I should have been painting after lunch, but instead I took myself, my camera bag and my Benbo tripod off to walk along the Luggie Water. I’d forgotten to add ‘Take a photo’ to my morning list of things to do and it would only take a few minutes. The minutes somehow joined together to make an hour and a half, but I got the photo. The PoD is the railway bridge over the Luggie. Not a flower and not a beastie, but a landscape and an architectural picture for a change.

Back home I had a look a the the resulting photos and after some work, posted two on Flickr and found that it was now dinner time. Scamp made a really interesting veg curry and had baked a cake with chunks of pear in it. Quite heavy and moist, but beautiful cinnamon flavour. She’d also found time to cut the front grass. Makes me look like the lazy person I am. The painting never got done, nor did the sketch. Maybe tomorrow, or maybe I’ll get Scamp to do them. That way they’ll get done.

Tomorrow is to be wild with heavy rain and strong winds, and more of the same on Friday. Well, it is summer and it is Scotland

Took the bike out – 15 August 2020

Went for a walk in the afternoon, hoping against hope for some sun.

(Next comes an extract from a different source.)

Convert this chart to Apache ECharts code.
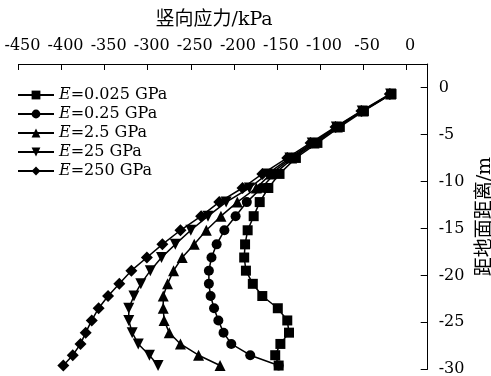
<!DOCTYPE html>
<html>
<head>
<meta charset="utf-8">
<script src="https://cdn.jsdelivr.net/npm/echarts@6/dist/echarts.min.js"></script>
<style>
  html, body { margin: 0; padding: 0; background: #fff; }
  #chart { width: 491px; height: 376px; }
</style>
</head>
<body>
<div id="chart"></div>
<script>
// depth below ground (m), shared by all series
const depthM = [-0.7, -2.5, -4.2, -5.9, -7.5, -9.2, -10.7, -12.2, -13.7, -15.2, -16.7,
  -18.1, -19.5, -20.9, -22.2, -23.5, -24.8, -26.1, -27.3, -28.5, -29.6]

// vertical stress (kPa) for each modulus
const stressE0025 = [-17, -49, -77, -103, -128, -147, -160, -170, -177, -184, -187,
  -188, -186, -178, -167, -149, -138, -136, -146, -152, -148]
const stressE025 = [-18, -50, -79, -105, -131, -153, -168, -185, -198, -211, -220,
  -226, -229, -229, -227, -223, -218, -212, -203, -181, -148]
const stressE2_5 = [-18, -50, -80, -107, -133, -157, -174, -196, -215, -232, -246,
  -260, -270, -277, -282, -282, -281, -275, -262, -241, -216]
const stressE25 = [-18, -51, -81, -109, -135, -161, -182, -209, -230, -250, -268,
  -284, -297, -308, -316, -322, -322, -318, -311, -298, -288]
const stressE250 = [-19, -52, -82, -111, -138, -167, -190, -217, -238, -262, -283,
  -301, -319, -333, -346, -357, -365, -372, -378, -387, -398]

const seriesNames = ['E=0.025 GPa', 'E=0.25 GPa', 'E=2.5 GPa', 'E=25 GPa', 'E=250 GPa']
const seriesValues = [stressE0025, stressE025, stressE2_5, stressE25, stressE250]
const seriesSymbols = ['rect', 'circle', 'triangle', 'triangle', 'diamond']
const symbolRotates = [0, 0, 0, 180, 0]
const symbolSizes = [10, 10, 11, 11, 12]

const serif = "'DejaVu Serif', 'Noto Sans CJK SC', serif"

const chart = echarts.init(document.getElementById('chart'))

chart.setOption({
  animation: false,
  textStyle: { fontFamily: serif, color: '#000' },
  grid: {
    left: 18.5,
    right: 63.3,
    top: 64,
    bottom: 6.7,
    outerBoundsMode: 'none',
  },
  legend: {
    orient: 'vertical',
    left: 17,
    top: 87,
    padding: 0,
    itemWidth: 36,
    itemHeight: 11,
    itemGap: 3,
    data: seriesNames,
    formatter: (name) => name.replace(/^E/, '{i|E}'),
    textStyle: {
      fontFamily: serif,
      fontSize: 16,
      lineHeight: 16,
      color: '#000',
      rich: {
        i: { fontFamily: serif, fontStyle: 'italic', fontSize: 16, color: '#000' },
      },
    },
  },
  xAxis: {
    type: 'value',
    position: 'top',
    min: -450,
    max: 25,
    interval: 50,
    name: '竖向应力/kPa',
    nameLocation: 'middle',
    nameGap: 34,
    nameTextStyle: { fontSize: 19, color: '#000', fontFamily: serif, padding: [0, 18, 0, 0] },
    axisLine: { show: true, onZero: false, lineStyle: { color: '#000', width: 1 } },
    axisTick: { show: true, inside: true, length: 6, lineStyle: { color: '#000' } },
    axisLabel: {
      margin: 10,
      fontSize: 16,
      color: '#000',
      padding: [0, 0, 0, 8],
      showMaxLabel: false,
      formatter: (v) => (v > 0 ? '' : String(v)),
    },
    splitLine: { show: false },
  },
  yAxis: {
    type: 'value',
    position: 'right',
    min: -30,
    max: 2.5,
    interval: 5,
    name: '距地面距离/m',
    nameLocation: 'middle',
    nameGap: 43,
    nameTextStyle: { fontSize: 19, color: '#000', fontFamily: serif },
    axisLine: { show: true, onZero: false, lineStyle: { color: '#000', width: 1 } },
    axisTick: { show: true, inside: true, length: 7, lineStyle: { color: '#000' } },
    axisLabel: {
      margin: 11,
      fontSize: 16,
      color: '#000',
      showMaxLabel: false,
      formatter: (v) => (v > 0 ? '' : String(v)),
    },
    splitLine: { show: false },
  },
  series: seriesNames.map((name, i) => ({
    name,
    type: 'line',
    data: seriesValues[i].map((x, j) => [x, depthM[j]]),
    symbol: seriesSymbols[i],
    symbolRotate: symbolRotates[i],
    symbolSize: symbolSizes[i],
    showAllSymbol: true,
    lineStyle: { color: '#000', width: 1.5 },
    itemStyle: { color: '#000' },
  })),
})
</script>
</body>
</html>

It worked! The sun arrived and blue sky reigned for a while, then the wind got a bit more fierce and blew all the warmth away. It was lovely to look out at, but not so nice to be in it. We went for a walk before the wind arrived. A long walk, to post a card that won’t be picked up until Monday and will probably be delivered before the end of the week, for a birthday that’s tomorrow. Just all at sixes and sevens these days. Normal for me, but a bit unusual for Scamp. Sorry JIC!

With the card safely in the big round red box, we walked down to the shops to get what was needed for today’s dinner. Back home I couldn’t decide what to do with the rest of the day and finally got the track pump out and inflated the Dewdrop’s tyres, dressed appropriately and took it out for a spin. Not a long run, just enough to blow away the cobwebs from me and the bike. Got today’s PoD which is a bunch of early brambles. Only one of them is ripe, but it’s early days yet. We need lots more sun and a little drop more rain. We’ll probably get those two necessities, except the quantities will be reversed. It was pleasantly warm as long as you were out of the wind. Otherwise it was a bit chilly for August.

Tonight’s dinner was Cod and Prawns with Fennel and White Wine. Sounds very posh, but it’s really easy to make. Well within my capabilities.

That’s about it for today. Tomorrow is still a mystery. No plans.